1H19 Financial Highlights: During the first half year of 2019, statutory net profit after tax was $463 million. It increased 29% in comparison to that in the corresponding prior-year period. Cash profit after tax amounted to $520 million, increasing 35% in comparison to that in prior year period ($385 million). Adjusted combined operating ratio of the group stood at 95.2%, less than the mid-point of FY19 target range of 94.5% – 96.5%. Gross written premium for the half was reported at $7,637 million compared to $7,887 million in prior corresponding period. The company’s debt to equity ratio reduced to 36.8%, from 38.0% in FY18. An interim dividend of AUD 25 cents per share was also declared, as compared to AUD 22 cents per share in prior corresponding period.

Financial Results Summary (Source: Company Presentation)

FY19 Guidance: In FY19, the company expects to report a combined operating ratio in the range of 94.5% to 96.5%. Net investment return for the year is expected to be in the range of 3.0% – 3.5%.

Stock Performance: The stock of the company generated negative return of 0.48% and a positive return of 5.27% over a period of 1 month and 3 months, respectively. The stock has closed at a market price of $12.530, up 1.13% on 30 August 2019.

AMP Limited

AMP Limited (ASX: AMP) is engaged in investment management and retail banking businesses.

The company recently updated that Standard & Poor lowered its ratings on the company and its subsidiaries by one notch due to pending divestment of AMP Life. The company’s rating moved from A- to BBB+.

Share Purchase and Recent Capital Raising: The company recently opened its Share Purchase Plan, providing equity holders a chance to  get up to A$15,000 worth of shares at a discount. Recently, the company has also completed an institutional placement to raise A$650 million, through issue of approximately 406.3 million fully paid ordinary shares to new and existing institutional investors.

1HFY19 Results: During the six months ended 30 June 2019, the company generated underlying profit amounting to A$309 million, supported by earnings growth in AMP Capital and resilient AMP Bank performance.

Operating earnings for AMP Capital were reported at A$120 million, up 27.7% in comparison to prior corresponding period value of A$94 million. Other business units witnessed a decline in operating earnings. AMP Life reported at decline of 68.7% on prir-year corresponding period operating earnings at A$31 million. Australian wealth management reported operating earnings of A$103 million, as compared to A$204 million in the corresponding prior-year period. New Zealand wealth management witnessed a fall of 21.4% at A$22 million in 1H19 compared to A$28 million in 1HFY18. AMP Bank reported operating earnings worth A$71 million, down 9.0% in comparison to A$78 million in prior-year corresponding period.

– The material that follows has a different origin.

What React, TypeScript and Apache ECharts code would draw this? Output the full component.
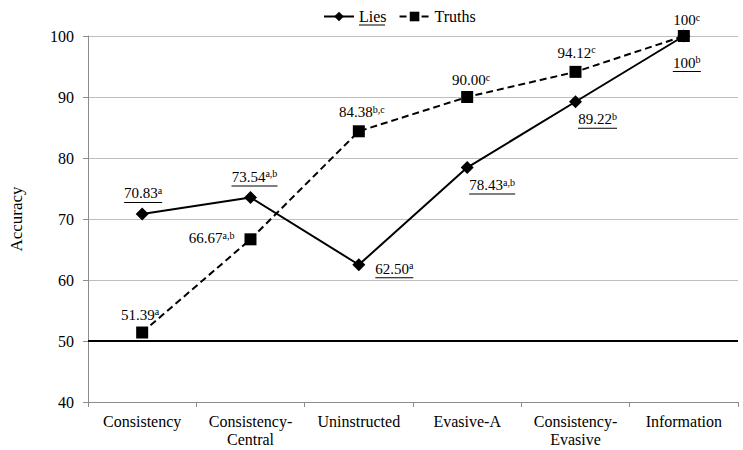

Business Unit Results (Source: Company Reports)

AMP Strategy: The company also disclosed its three-year transformational investment program worth A$1.0 billion – A$1.3 billion, to drive growth, reduce costs and de-risk the business. Over the period, the company will undertake cost reduction initiatives to deliver annual run-rate cost savings of $300 million by FY22.

Stock Performance: The company’s stock generated negative returns of 30.13% over a period of 6 months. The stock closed at a market price of $1.695, up 1.497% on 30 August 2019.